The Reality of the Artemis III Timeline
Let’s be real for a second. Everyone wants to know when we’re landing. NASA says soon, but missions like Artemis II are the reality check. If this return isn't flawless, Artemis III gets pushed back. We're looking at a complex dance between NASA’s SLS rocket, Lockheed Martin’s Orion, and SpaceX’s Starship HLS.
The success of the Artemis II home stretch proves the hardware is viable. It proves we can get humans to the Moon and back safely. But the landing craft is a whole different beast. We should enjoy this win, but don't expect a Moon walk next month. The data from this splashdown will take months to analyze. Engineers will pull every sensor log to see how the heat shield held up and how the radiation shielding performed.
Tracking the Splashdown Yourself
If you want to follow the final hours of the mission, NASA’s live stream is the only place to be. You’ll hear the "loss of signal" (LOS) period when the ionized gas around the capsule blocks all radio waves. Those few minutes of silence are always the longest.
- Watch the clock: Check the NASA TV schedule for the precise de-orbit burn time.
- Look for the chutes: The deployment of the drogue chutes is the first sign that the crew is safe.
- Listen to the recovery comms: The chatter between the recovery ship and the capsule is where the real drama happens.

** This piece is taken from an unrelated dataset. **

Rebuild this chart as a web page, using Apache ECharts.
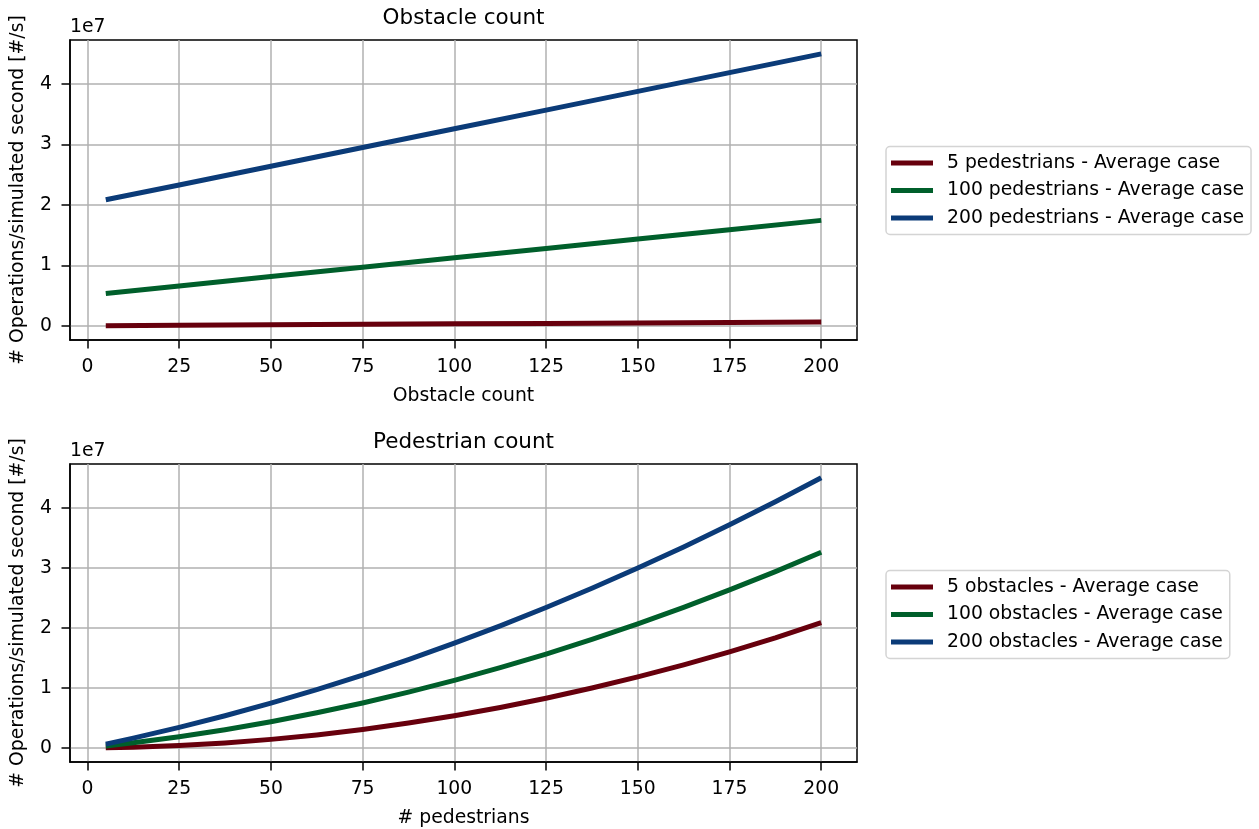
<!DOCTYPE html>
<html>
<head>
<meta charset="utf-8">
<script src="https://cdn.jsdelivr.net/npm/echarts@6/dist/echarts.min.js"></script>
<style>
  html, body { margin: 0; padding: 0; background: #fff; }
  #chart { width: 1259px; height: 829px; }
</style>
</head>
<body>
<div id="chart"></div>
<script>
// ---- Data ----
const obstacleCounts = [5, 25, 50, 75, 100, 125, 150, 175, 200];
const pedestrianCounts = [5, 12.5, 25, 37.5, 50, 62.5, 75, 87.5, 100, 112.5, 125, 137.5, 150, 162.5, 175, 187.5, 200];

// Top panel: operations vs obstacle count
const ped5 = [28000, 90000, 168000, 245000, 323000, 400000, 478000, 555000, 633000];
const ped100 = [5360000, 6600000, 8150000, 9700000, 11250000, 12800000, 14350000, 15900000, 17450000];
const ped200 = [20850000, 23300000, 26400000, 29500000, 32600000, 35700000, 38800000, 41900000, 45000000];

// Bottom panel: operations vs pedestrian count
const obs5 = [28000, 118000, 393000, 826000, 1420000, 2166000, 3070000, 4138000, 5360000,
  6740000, 8280000, 9974000, 11830000, 13839000, 16000000, 18335000, 20880000];
const obs100 = [323000, 854000, 1866000, 3035000, 4360000, 5848000, 7490000, 9291000, 11250000,
  13366000, 15640000, 18073000, 20660000, 23410000, 26320000, 29379000, 32600000];
const obs200 = [633000, 1629000, 3420000, 5360000, 7460000, 9723000, 12140000, 14716000, 17450000,
  20341000, 23390000, 26598000, 29960000, 33485000, 37170000, 41004000, 45000000];

const xTicks = [0, 25, 50, 75, 100, 125, 150, 175, 200];
const yTicks = [0, 10000000, 20000000, 30000000, 40000000];

const topNames = ['5 pedestrians - Average case', '100 pedestrians - Average case', '200 pedestrians - Average case'];
const bottomNames = ['5 obstacles - Average case', '100 obstacles - Average case', '200 obstacles - Average case'];
const colors = ['#67000d', '#005f2b', '#0b3b78'];

// ---- Chart ----
const FONT = 'DejaVu Sans';
const FS = 18.8;
const pair = (xs, ys) => xs.map((x, i) => [x, ys[i]]);

function xAxisCfg(gridIndex, name) {
  return {
    type: 'value', gridIndex: gridIndex, min: -4.75, max: 209.75,
    name: name, nameLocation: 'middle', nameGap: 47,
    nameTextStyle: { fontFamily: FONT, fontSize: FS, color: '#000' },
    axisLine: { show: true, onZero: false, lineStyle: { color: '#000', width: 1.5 } },
    axisTick: { show: true, length: 8.5, customValues: xTicks, lineStyle: { color: '#000', width: 1.5 } },
    axisLabel: { customValues: xTicks, margin: 18, fontFamily: FONT, fontSize: FS, color: '#000' },
    splitLine: { show: true, lineStyle: { color: '#b0b0b0', width: 1.5 } }
  };
}
function yAxisCfg(gridIndex) {
  return {
    type: 'value', gridIndex: gridIndex, min: -2350000, max: 47300000,
    name: '# Operations/simulated second [#/s]', nameLocation: 'middle', nameGap: 42, nameRotate: 90,
    nameTextStyle: { fontFamily: FONT, fontSize: FS, color: '#000' },
    axisLine: { show: true, onZero: false, lineStyle: { color: '#000', width: 1.5 } },
    axisTick: { show: true, length: 8.5, customValues: yTicks, lineStyle: { color: '#000', width: 1.5 } },
    axisLabel: { customValues: yTicks, margin: 18, fontFamily: FONT, fontSize: FS, color: '#000',
      formatter: v => String(Math.round(v / 1e7)) },
    splitLine: { show: true, lineStyle: { color: '#b0b0b0', width: 1.5 } }
  };
}
function lineSeries(name, xi, xs, ys, color) {
  return {
    type: 'line', name: name, xAxisIndex: xi, yAxisIndex: xi,
    data: pair(xs, ys), showSymbol: false, symbol: 'none', smooth: false,
    lineStyle: { color: color, width: 5, cap: 'butt', join: 'round' }, itemStyle: { color: color },
    emphasis: { disabled: true }, z: 3
  };
}
function legendCfg(top, names) {
  return {
    orient: 'vertical', left: 886, top: top, data: names,
    icon: 'rect', itemWidth: 42, itemHeight: 5, itemGap: 8.5,
    padding: [7, 7, 7, 5],
    borderColor: '#d4d4d4', borderWidth: 1.5, borderRadius: 4, backgroundColor: '#fff',
    textStyle: { fontFamily: FONT, fontSize: FS, color: '#000', lineHeight: 19, padding: [0, 0, 0, 9] },
    selectedMode: false
  };
}

const chart = echarts.init(document.getElementById('chart'), null, { renderer: 'canvas' });
chart.setOption({
  animation: false,
  backgroundColor: '#fff',
  title: [
    { text: 'Obstacle count', left: 463.5, top: 7.5, textAlign: 'center', padding: 0,
      textStyle: { fontFamily: FONT, fontSize: 21.5, fontWeight: 'normal', color: '#000' } },
    { text: 'Pedestrian count', left: 463.5, top: 431, textAlign: 'center', padding: 0,
      textStyle: { fontFamily: FONT, fontSize: 21.5, fontWeight: 'normal', color: '#000' } }
  ],
  grid: [
    { left: 70, top: 40, width: 787, height: 300, show: true, borderColor: '#000', borderWidth: 1.5, backgroundColor: 'transparent' },
    { left: 70, top: 464, width: 787, height: 300, show: true, borderColor: '#000', borderWidth: 1.5, backgroundColor: 'transparent' }
  ],
  xAxis: [xAxisCfg(0, 'Obstacle count'), xAxisCfg(1, '# pedestrians')],
  yAxis: [yAxisCfg(0), yAxisCfg(1)],
  legend: [legendCfg(146.5, topNames), legendCfg(570.5, bottomNames)],
  graphic: [
    { type: 'text', left: 70, top: 18, style: { text: '1e7', fontFamily: FONT, fontSize: FS, fill: '#000' } },
    { type: 'text', left: 70, top: 442, style: { text: '1e7', fontFamily: FONT, fontSize: FS, fill: '#000' } }
  ],
  series: [
    lineSeries(topNames[0], 0, obstacleCounts, ped5, colors[0]),
    lineSeries(topNames[1], 0, obstacleCounts, ped100, colors[1]),
    lineSeries(topNames[2], 0, obstacleCounts, ped200, colors[2]),
    lineSeries(bottomNames[0], 1, pedestrianCounts, obs5, colors[0]),
    lineSeries(bottomNames[1], 1, pedestrianCounts, obs100, colors[1]),
    lineSeries(bottomNames[2], 1, pedestrianCounts, obs200, colors[2])
  ]
});
</script>
</body>
</html>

The Artemis II crew is bringing us one step closer to a multi-planetary existence. They’re the pioneers of a new era, and they’re almost home. Pay attention to the telemetry data during the skip reentry; it’s the most advanced atmospheric entry ever attempted with a crewed vehicle. Once they’re on the deck of the recovery ship, the real work of planning the lunar landing begins. Keep your eyes on the Pacific.